--- What you are asked to do ---
Reproduce the listing below exactly, beginning with its first line and ending with the line that holds "(brh) at (1150,724);"; pictures are not part of the copy.

--- Material provided ---
━━━━━━━━━━
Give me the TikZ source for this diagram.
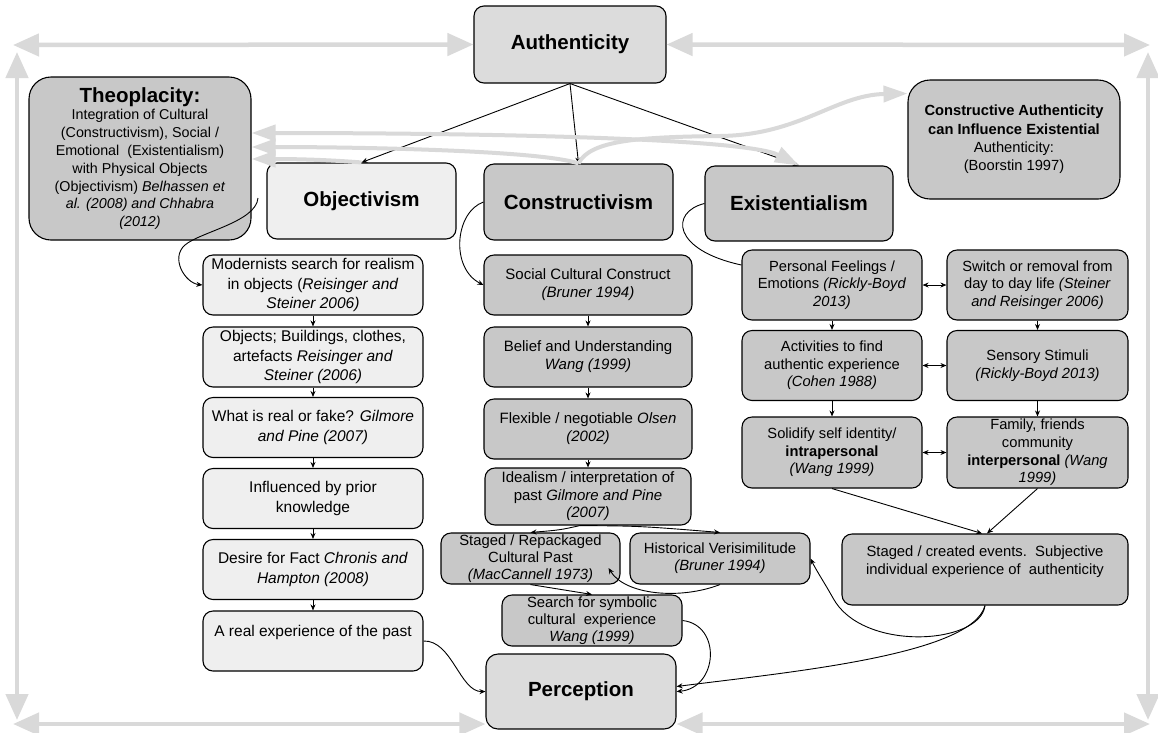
\documentclass[tikz,border=0pt]{standalone}
\usepackage{fontspec}
\setmainfont{Liberation Sans}
\usetikzlibrary{arrows.meta}
\definecolor{gA}{HTML}{DCDCDC}
\definecolor{gL}{HTML}{EFEFEF}
\definecolor{gM}{HTML}{C8C8C8}
\definecolor{gArr}{HTML}{D9D9D9}
\begin{document}
\begin{tikzpicture}[x=1pt,y=-1pt,
  bx/.style={draw=black, line width=1.1pt, rounded corners=10pt, align=center, inner sep=1pt, font=\fontsize{14.7}{18}\selectfont},
  big/.style={bx, font=\bfseries\fontsize{20.5}{24}\selectfont},
  lt/.style={fill=gL}, md/.style={fill=gM}, ah/.style={fill=gA},
  con/.style={draw=black, line width=0.9pt, -{Stealth[length=6pt,width=5pt]}},
  plain/.style={draw=black, line width=0.9pt},
  dcon/.style={draw=black, line width=0.9pt, {Stealth[length=6pt,width=5pt]}-{Stealth[length=6pt,width=5pt]}},
  brd/.style={draw=gArr, line width=4.5pt, {Triangle[length=26pt,width=22pt]}-{Triangle[length=26pt,width=22pt]}},
  garr/.style={draw=gArr, line width=4pt, -{Triangle[length=24pt,width=16pt]}},
  gdarr/.style={draw=gArr, line width=4pt, {Triangle[length=24pt,width=16pt]}-{Triangle[length=24pt,width=16pt]}},
  c1w/.style={minimum width=220pt, minimum height=60pt, font=\fontsize{15.5}{19.5}\selectfont},
  c2w/.style={minimum width=208pt, minimum height=60pt, font=\fontsize{15}{18}\selectfont},
  c3w/.style={minimum width=180pt, minimum height=70pt, font=\fontsize{14.7}{17.6}\selectfont},
  sw/.style={minimum width=180pt, minimum height=51pt, font=\fontsize{14.8}{17}\selectfont}
]
\fill[white] (0,0) rectangle (1158,732);
\useasboundingbox (0,0) rectangle (1158,732);

% frame coordinates
\coordinate (tlh) at (13,45);
\coordinate (trh) at (1150,45);
\coordinate (tlv) at (17,52);
\coordinate (blv) at (17,720);
\coordinate (trv) at (1148,52);
\coordinate (brv) at (1148,720);
\coordinate (blh) at (13,724);
\coordinate (brh) at (1150,724);

% top nodes
\node[big,ah,minimum width=192pt,minimum height=77pt] (auth) at (570,44.5) {Authenticity};
\node[bx,md,rounded corners=22pt,minimum width=222pt,minimum height=163pt,font=\fontsize{14.3}{17.8}\selectfont] (theo) at (140,158.5)
 {\textbf{\fontsize{20.5}{22}\selectfont Theoplacity:}\\Integration of Cultural\\(Constructivism), Social /\\Emotional\ \ (Existentialism)\\with Physical Objects\\(Objectivism) \textit{Belhassen et}\\\textit{al. (2008) and Chhabra}\\\textit{(2012)}};
\node[bx,md,rounded corners=22pt,minimum width=212pt,minimum height=119pt,font=\fontsize{14.7}{18.3}\selectfont] (ca) at (1014,139.5)
 {\textbf{Constructive Authenticity}\\\textbf{can Influence Existential}\\Authenticity:\\(Boorstin 1997)};
\node[big,lt,minimum width=189pt,minimum height=76pt] (obj) at (361.5,201) {Objectivism};
\node[big,md,minimum width=189pt,minimum height=76pt] (cons) at (578.5,202) {Constructivism};
\node[big,md,minimum width=188pt,minimum height=75pt] (exi) at (799,203.5) {Existentialism};

% column 1
\node[bx,lt,c1w] (m1) at (313,285) {Modernists search for realism\\in objects (\textit{Reisinger and}\\\textit{Steiner 2006)}};
\node[bx,lt,c1w] (m2) at (313,357) {Objects; Buildings, clothes,\\artefacts \textit{Reisinger and}\\\textit{Steiner (2006)}};
\node[bx,lt,c1w] (m3) at (313,427.5) {What is real or fake? \textit{Gilmore}\\\textit{and Pine (2007)}};
\node[bx,lt,c1w] (m4) at (313,498.5) {Influenced by prior\\knowledge};
\node[bx,lt,c1w] (m5) at (313,569.5) {Desire for Fact \textit{Chronis and}\\\textit{Hampton (2008)}};
\node[bx,lt,c1w] (m6) at (313,641) {A real experience of the past\\\mbox{}};

% column 2
\node[bx,md,c2w] (c1) at (588,285) {Social Cultural Construct\\\textit{(Bruner 1994)}};
\node[bx,md,c2w] (c2) at (588,357) {Belief and Understanding\\\textit{Wang (1999)}};
\node[bx,md,c2w] (c3) at (588,429) {Flexible / negotiable \textit{Olsen}\\\textit{(2002)}};
\node[bx,md,minimum width=206pt,minimum height=57pt,font=\fontsize{15}{17.5}\selectfont] (c4) at (588,496.5) {Idealism / interpretation of\\past \textit{Gilmore and Pine}\\\textit{(2007)}};
\node[bx,md,sw,minimum width=179pt] (st) at (530.5,558.5) {Staged / Repackaged\\Cultural Past\\\textit{(MacCannell 1973)}};
\node[bx,md,sw] (hv) at (720,558.5) {Historical Verisimilitude\\\textit{(Bruner 1994)}};
\node[bx,md,sw] (sr) at (592,620.5) {Search for symbolic\\cultural\ \ experience\\\textit{Wang (1999)}};
\node[big,ah,rounded corners=12pt,minimum width=190pt,minimum height=75pt] (perc) at (581,691.5) {Perception};

% column 3
\node[bx,md,c3w] (e1) at (832,285) {Personal Feelings /\\Emotions \textit{(Rickly-Boyd}\\\textit{2013)}};
\node[bx,md,c3w,minimum width=181pt] (e2) at (1037.5,285) {Switch or removal from\\day to day life \textit{(Steiner}\\\textit{and Reisinger 2006)}};
\node[bx,md,c3w] (e3) at (832,365.5) {Activities to find\\authentic experience\\\textit{(Cohen 1988)}};
\node[bx,md,c3w,minimum width=181pt] (e4) at (1037.5,365.5) {Sensory Stimuli\\\textit{(Rickly-Boyd 2013)}};
\node[bx,md,c3w,minimum height=71pt] (e5) at (832,452.5) {Solidify self identity/\\\textbf{intrapersonal}\\\textit{(Wang 1999)}};
\node[bx,md,c3w,minimum width=181pt,minimum height=71pt] (e6) at (1037.5,452.5) {Family, friends\\community\\\textbf{interpersonal} \textit{(Wang}\\\textit{1999)}};
\node[bx,md,minimum width=286pt,minimum height=71pt,font=\fontsize{14.8}{18}\selectfont] (sc) at (985,569.5) {Staged / created events.\ \ Subjective\\individual experience of\ \ authenticity\\\mbox{}};

% black connectors
\draw[con] (auth.south) -- (obj.north);
\draw[con] (auth.south) -- (cons.north);
\draw[con] (auth.south) -- (exi.north);

\coordinate (ts) at (258,198);
\draw[con] (ts) .. controls (256,222) and (200,232) .. (185,245) .. controls (170,258) and (185,283) .. (m1.west);
\draw[con] (cons.west) .. controls (455,212) and (450,268) .. (c1.west);
\draw[plain] (exi.west) .. controls (670,212) and (672,250) .. ([yshift=20pt]e1.west);

\draw[con] (m1.south) -- (m2.north);
\draw[con] (m2.south) -- (m3.north);
\draw[con] (m3.south) -- (m4.north);
\draw[con] (m4.south) -- (m5.north);
\draw[con] (m5.south) -- (m6.north);

\draw[con] (c1.south) -- (c2.north);
\draw[con] (c2.south) -- (c3.north);
\draw[con] (c3.south) -- (c4.north);
\draw[con] ([xshift=-8pt]c4.south) .. controls (560,530) .. (st.north);
\draw[con] ([xshift=-8pt]c4.south) .. controls (640,526) .. (hv.north);
\draw[con] (st.south) -- (sr.north);
\draw[con] (hv.south) .. controls (680,600) and (625,595) .. ([xshift=-12pt,yshift=-9.5pt]st.east);
\draw[con] (sr.east) .. controls (722,625) and (718,688) .. (perc.east);
\draw[con] (m6.east) .. controls (452,640) and (460,692) .. (perc.west);

\draw[dcon] (e1.east) -- (e2.west);
\draw[dcon] (e3.east) -- (e4.west);
\draw[dcon] (e5.east) -- (e6.west);
\draw[con] (e1.south) -- (e3.north);
\draw[con] (e2.south) -- (e4.north);
\draw[con] (e3.south) -- (e5.north);
\draw[con] (e4.south) -- (e6.north);
\draw[con] (e5.south) -- ([xshift=-3pt]sc.north);
\draw[con] (e6.south) -- ([xshift=2pt]sc.north);
\draw[con] (sc.south) .. controls (980,645) and (862,652) .. (833,598) .. controls (824,582) and (816,570) .. (hv.east);
\draw[con] (sc.south) .. controls (972,655) and (790,672) .. ([yshift=5pt]perc.east);

% gray arrows
\draw[garr] (cons.north) .. controls (590,140) and (640,137) .. (720,136) .. controls (800,135) and (835,95) .. ([yshift=46pt]ca.west);
\draw[gdarr] ([yshift=25.5pt]theo.east) .. controls (480,133) and (745,138) .. (exi.north);
\draw[garr] (cons.north) .. controls (540,150) and (350,147) .. ([yshift=11.5pt]theo.east);
\draw[garr] (obj.north) .. controls (330,160) and (300,159) .. ([yshift=-0.5pt]theo.east);

% frame
\draw[brd] (auth.west) -- (tlh);
\draw[brd] (auth.east) -- (trh);
\draw[brd] (tlv) -- (blv);
\draw[brd] (trv) -- (brv);
\draw[brd] (blh) -- (perc.west |- blh);
\draw[brd] (perc.east |- brh) -- (brh);
\end{tikzpicture}
\end{document}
━━━━━━━━━━
--- Correct output ---
Give me the TikZ source for this diagram.
\documentclass[tikz,border=0pt]{standalone}
\usepackage{fontspec}
\setmainfont{Liberation Sans}
\usetikzlibrary{arrows.meta}
\definecolor{gA}{HTML}{DCDCDC}
\definecolor{gL}{HTML}{EFEFEF}
\definecolor{gM}{HTML}{C8C8C8}
\definecolor{gArr}{HTML}{D9D9D9}
\begin{document}
\begin{tikzpicture}[x=1pt,y=-1pt,
  bx/.style={draw=black, line width=1.1pt, rounded corners=10pt, align=center, inner sep=1pt, font=\fontsize{14.7}{18}\selectfont},
  big/.style={bx, font=\bfseries\fontsize{20.5}{24}\selectfont},
  lt/.style={fill=gL}, md/.style={fill=gM}, ah/.style={fill=gA},
  con/.style={draw=black, line width=0.9pt, -{Stealth[length=6pt,width=5pt]}},
  plain/.style={draw=black, line width=0.9pt},
  dcon/.style={draw=black, line width=0.9pt, {Stealth[length=6pt,width=5pt]}-{Stealth[length=6pt,width=5pt]}},
  brd/.style={draw=gArr, line width=4.5pt, {Triangle[length=26pt,width=22pt]}-{Triangle[length=26pt,width=22pt]}},
  garr/.style={draw=gArr, line width=4pt, -{Triangle[length=24pt,width=16pt]}},
  gdarr/.style={draw=gArr, line width=4pt, {Triangle[length=24pt,width=16pt]}-{Triangle[length=24pt,width=16pt]}},
  c1w/.style={minimum width=220pt, minimum height=60pt, font=\fontsize{15.5}{19.5}\selectfont},
  c2w/.style={minimum width=208pt, minimum height=60pt, font=\fontsize{15}{18}\selectfont},
  c3w/.style={minimum width=180pt, minimum height=70pt, font=\fontsize{14.7}{17.6}\selectfont},
  sw/.style={minimum width=180pt, minimum height=51pt, font=\fontsize{14.8}{17}\selectfont}
]
\fill[white] (0,0) rectangle (1158,732);
\useasboundingbox (0,0) rectangle (1158,732);

% frame coordinates
\coordinate (tlh) at (13,45);
\coordinate (trh) at (1150,45);
\coordinate (tlv) at (17,52);
\coordinate (blv) at (17,720);
\coordinate (trv) at (1148,52);
\coordinate (brv) at (1148,720);
\coordinate (blh) at (13,724);
\coordinate (brh) at (1150,724);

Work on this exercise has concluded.